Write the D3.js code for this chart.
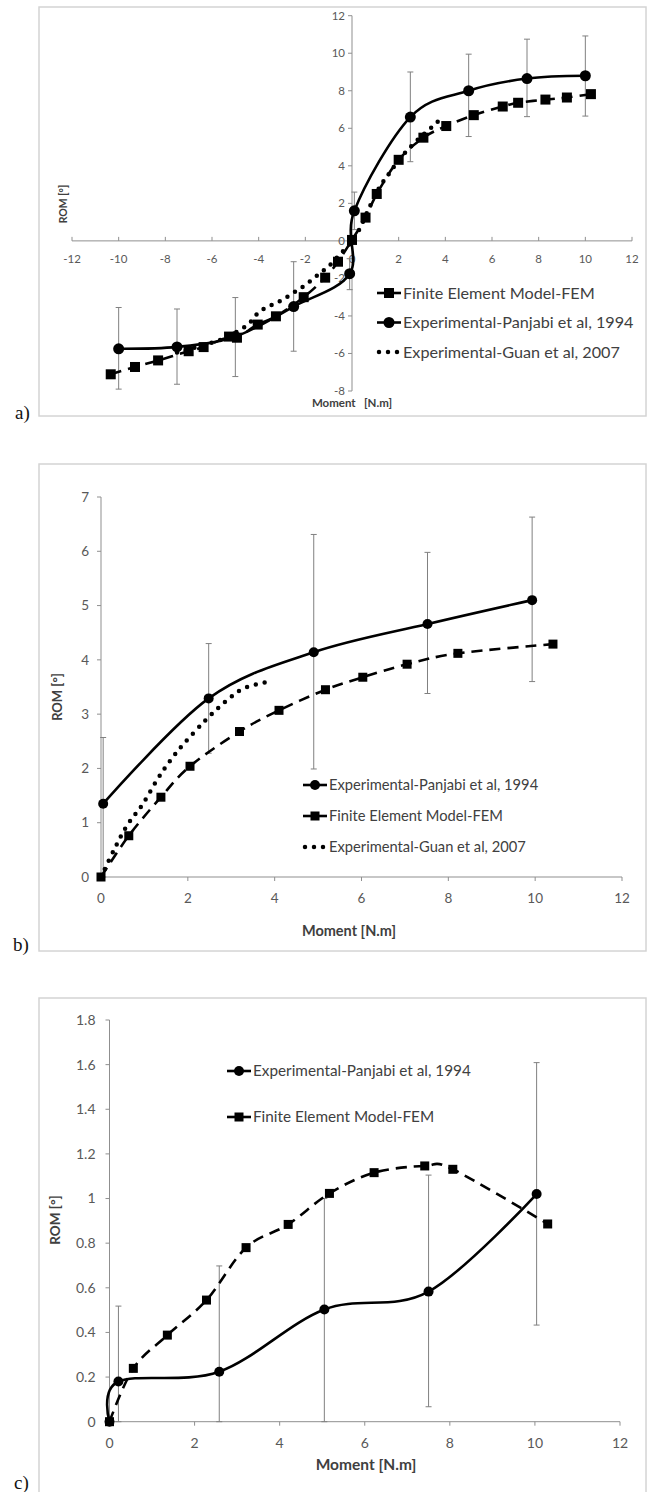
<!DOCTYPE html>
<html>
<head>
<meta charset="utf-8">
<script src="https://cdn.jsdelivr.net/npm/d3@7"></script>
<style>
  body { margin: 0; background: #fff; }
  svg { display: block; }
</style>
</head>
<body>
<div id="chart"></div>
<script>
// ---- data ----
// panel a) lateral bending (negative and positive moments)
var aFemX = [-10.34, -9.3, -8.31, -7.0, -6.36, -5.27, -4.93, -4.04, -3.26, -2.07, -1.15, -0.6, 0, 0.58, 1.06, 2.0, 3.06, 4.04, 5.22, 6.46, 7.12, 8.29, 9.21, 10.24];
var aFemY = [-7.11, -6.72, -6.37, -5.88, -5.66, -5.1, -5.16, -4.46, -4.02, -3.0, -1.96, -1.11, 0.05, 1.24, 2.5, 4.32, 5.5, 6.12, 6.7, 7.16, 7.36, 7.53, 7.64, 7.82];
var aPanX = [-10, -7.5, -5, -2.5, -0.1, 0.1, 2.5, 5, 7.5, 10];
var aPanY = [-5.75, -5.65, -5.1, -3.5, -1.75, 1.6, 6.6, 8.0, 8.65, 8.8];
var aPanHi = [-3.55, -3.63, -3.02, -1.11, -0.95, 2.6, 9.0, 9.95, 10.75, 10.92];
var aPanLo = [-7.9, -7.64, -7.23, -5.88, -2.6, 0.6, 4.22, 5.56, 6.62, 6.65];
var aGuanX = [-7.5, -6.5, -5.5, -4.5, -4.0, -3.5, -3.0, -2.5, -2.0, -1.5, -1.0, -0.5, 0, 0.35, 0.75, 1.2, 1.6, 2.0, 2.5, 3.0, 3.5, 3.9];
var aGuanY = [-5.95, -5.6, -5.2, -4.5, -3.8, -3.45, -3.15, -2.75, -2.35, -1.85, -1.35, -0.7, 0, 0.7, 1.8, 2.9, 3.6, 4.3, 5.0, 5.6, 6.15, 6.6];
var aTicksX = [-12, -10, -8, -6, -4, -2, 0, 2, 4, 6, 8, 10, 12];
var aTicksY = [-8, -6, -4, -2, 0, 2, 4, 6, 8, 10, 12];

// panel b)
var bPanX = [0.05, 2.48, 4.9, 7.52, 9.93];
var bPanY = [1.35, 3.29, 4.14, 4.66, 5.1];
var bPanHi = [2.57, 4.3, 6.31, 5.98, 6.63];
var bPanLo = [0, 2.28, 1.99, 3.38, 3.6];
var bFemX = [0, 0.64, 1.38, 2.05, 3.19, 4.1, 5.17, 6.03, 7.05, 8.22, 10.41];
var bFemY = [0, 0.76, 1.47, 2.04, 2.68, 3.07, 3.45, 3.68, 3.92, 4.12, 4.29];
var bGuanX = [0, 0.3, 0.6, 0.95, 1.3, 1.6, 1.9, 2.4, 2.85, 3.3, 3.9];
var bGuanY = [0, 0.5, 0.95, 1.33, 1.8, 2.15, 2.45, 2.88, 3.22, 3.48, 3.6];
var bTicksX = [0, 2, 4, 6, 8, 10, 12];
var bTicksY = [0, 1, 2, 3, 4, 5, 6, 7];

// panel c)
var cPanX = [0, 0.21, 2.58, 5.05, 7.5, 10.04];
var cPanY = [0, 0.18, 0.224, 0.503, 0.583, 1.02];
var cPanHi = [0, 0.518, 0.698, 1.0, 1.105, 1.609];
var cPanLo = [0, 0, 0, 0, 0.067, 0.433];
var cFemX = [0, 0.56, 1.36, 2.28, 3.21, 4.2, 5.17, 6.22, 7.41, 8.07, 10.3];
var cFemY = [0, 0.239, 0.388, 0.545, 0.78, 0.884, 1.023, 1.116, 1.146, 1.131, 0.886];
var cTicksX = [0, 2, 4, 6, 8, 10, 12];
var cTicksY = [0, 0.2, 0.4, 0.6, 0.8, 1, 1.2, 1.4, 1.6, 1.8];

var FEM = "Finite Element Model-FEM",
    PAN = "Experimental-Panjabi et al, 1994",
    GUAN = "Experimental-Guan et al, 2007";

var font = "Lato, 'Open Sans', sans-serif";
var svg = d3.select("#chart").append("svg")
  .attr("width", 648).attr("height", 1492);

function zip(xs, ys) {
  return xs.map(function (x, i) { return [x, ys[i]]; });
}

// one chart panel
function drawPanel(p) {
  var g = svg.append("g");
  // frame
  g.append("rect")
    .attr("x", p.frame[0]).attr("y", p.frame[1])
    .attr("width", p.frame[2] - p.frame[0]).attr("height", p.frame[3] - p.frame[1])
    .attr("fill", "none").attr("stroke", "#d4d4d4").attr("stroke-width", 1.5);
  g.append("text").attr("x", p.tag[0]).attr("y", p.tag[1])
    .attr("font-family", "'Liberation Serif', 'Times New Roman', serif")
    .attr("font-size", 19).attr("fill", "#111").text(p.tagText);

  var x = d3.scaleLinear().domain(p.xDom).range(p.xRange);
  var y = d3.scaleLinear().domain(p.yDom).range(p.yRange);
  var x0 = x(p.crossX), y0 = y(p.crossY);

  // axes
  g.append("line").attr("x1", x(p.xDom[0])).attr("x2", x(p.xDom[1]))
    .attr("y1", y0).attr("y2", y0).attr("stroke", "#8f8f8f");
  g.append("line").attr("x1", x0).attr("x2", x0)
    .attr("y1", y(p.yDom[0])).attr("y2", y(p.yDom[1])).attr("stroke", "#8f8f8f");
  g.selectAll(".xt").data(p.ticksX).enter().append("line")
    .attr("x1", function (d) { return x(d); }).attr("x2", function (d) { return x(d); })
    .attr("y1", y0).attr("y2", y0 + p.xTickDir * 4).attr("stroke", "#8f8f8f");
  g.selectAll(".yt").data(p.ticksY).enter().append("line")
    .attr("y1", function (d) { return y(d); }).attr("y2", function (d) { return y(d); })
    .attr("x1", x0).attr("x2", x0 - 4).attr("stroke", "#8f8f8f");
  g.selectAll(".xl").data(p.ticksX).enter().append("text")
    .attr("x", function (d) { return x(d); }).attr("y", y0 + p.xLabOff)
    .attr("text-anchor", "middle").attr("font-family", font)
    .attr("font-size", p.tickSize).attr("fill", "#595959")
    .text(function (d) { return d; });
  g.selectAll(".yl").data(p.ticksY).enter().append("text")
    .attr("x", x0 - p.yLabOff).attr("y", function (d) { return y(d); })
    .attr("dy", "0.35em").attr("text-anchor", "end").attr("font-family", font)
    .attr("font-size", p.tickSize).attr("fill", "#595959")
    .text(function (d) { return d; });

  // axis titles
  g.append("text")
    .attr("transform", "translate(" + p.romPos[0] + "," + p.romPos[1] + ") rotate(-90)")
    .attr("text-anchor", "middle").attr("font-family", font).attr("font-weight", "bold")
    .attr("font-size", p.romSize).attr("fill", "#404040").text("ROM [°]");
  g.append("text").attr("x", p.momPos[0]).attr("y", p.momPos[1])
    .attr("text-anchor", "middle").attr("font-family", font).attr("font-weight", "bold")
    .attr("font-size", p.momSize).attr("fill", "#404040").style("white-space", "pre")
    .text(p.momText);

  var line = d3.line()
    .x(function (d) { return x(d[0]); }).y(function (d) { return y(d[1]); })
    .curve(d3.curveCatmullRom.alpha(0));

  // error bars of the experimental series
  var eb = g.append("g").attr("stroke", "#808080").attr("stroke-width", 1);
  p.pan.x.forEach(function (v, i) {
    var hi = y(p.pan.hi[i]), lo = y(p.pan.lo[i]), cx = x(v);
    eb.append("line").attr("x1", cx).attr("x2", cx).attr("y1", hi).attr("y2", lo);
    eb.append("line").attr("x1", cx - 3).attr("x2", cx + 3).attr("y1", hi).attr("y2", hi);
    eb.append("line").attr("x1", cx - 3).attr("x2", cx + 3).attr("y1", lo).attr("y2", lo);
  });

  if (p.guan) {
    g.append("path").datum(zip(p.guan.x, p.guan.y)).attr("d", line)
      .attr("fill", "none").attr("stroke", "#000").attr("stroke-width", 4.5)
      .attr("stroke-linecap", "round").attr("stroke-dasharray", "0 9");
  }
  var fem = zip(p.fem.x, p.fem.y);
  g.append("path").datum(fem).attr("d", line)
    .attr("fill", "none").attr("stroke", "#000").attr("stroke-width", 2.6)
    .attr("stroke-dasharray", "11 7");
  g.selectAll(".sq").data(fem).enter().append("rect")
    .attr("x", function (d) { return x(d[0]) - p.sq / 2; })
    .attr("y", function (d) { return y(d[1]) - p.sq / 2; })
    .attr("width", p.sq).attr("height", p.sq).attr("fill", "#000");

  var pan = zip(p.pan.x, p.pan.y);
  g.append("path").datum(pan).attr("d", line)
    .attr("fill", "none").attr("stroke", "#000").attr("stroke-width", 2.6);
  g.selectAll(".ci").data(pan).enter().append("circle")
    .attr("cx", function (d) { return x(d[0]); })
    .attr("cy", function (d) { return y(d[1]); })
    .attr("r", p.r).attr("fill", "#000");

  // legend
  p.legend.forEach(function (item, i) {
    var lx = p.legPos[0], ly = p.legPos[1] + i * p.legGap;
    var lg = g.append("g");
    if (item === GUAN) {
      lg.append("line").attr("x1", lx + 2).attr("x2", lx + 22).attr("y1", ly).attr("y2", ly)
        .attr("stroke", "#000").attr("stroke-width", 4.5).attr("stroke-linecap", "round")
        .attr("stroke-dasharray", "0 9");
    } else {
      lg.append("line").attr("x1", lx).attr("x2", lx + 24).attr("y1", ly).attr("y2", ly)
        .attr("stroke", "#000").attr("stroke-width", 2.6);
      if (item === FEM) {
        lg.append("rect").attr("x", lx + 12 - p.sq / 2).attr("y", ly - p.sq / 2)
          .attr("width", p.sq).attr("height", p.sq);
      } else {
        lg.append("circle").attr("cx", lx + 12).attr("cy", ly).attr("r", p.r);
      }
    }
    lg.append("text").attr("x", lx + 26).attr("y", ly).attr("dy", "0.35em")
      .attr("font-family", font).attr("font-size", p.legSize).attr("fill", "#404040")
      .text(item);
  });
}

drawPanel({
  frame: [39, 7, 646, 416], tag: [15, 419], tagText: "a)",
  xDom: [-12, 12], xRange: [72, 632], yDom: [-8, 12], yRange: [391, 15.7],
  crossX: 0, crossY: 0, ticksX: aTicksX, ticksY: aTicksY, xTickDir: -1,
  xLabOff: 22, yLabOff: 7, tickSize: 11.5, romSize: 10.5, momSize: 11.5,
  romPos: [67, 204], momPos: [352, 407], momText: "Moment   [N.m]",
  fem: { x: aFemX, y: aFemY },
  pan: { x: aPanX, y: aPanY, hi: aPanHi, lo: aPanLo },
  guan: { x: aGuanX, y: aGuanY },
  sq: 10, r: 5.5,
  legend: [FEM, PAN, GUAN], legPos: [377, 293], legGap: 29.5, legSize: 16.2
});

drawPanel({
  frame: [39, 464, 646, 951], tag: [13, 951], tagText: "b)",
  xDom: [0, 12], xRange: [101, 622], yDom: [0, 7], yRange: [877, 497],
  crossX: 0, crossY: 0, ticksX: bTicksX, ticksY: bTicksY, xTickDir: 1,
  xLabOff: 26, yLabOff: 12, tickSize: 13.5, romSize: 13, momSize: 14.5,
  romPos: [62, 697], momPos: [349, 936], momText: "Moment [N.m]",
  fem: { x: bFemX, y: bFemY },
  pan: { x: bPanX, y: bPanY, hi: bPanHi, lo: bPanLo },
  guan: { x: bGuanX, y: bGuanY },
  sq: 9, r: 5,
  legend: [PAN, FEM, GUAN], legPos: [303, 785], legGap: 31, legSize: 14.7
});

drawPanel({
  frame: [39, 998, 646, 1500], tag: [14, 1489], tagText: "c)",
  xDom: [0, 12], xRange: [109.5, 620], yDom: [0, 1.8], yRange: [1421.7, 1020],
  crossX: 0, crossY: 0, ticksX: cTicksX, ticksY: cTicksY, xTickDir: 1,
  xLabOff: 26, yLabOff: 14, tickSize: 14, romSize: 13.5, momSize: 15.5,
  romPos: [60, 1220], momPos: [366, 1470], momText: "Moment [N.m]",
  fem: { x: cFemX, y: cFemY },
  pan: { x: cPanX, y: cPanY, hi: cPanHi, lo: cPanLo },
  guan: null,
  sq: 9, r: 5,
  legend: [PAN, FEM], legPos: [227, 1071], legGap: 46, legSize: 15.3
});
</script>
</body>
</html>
= = = =
◆ **Goal**:
Which lines contain the word "chart"? Copy each of them.

◆ **Written reply**:
Write the D3.js code for this chart.
<div id="chart"></div>
var svg = d3.select("#chart").append("svg")
// one chart panel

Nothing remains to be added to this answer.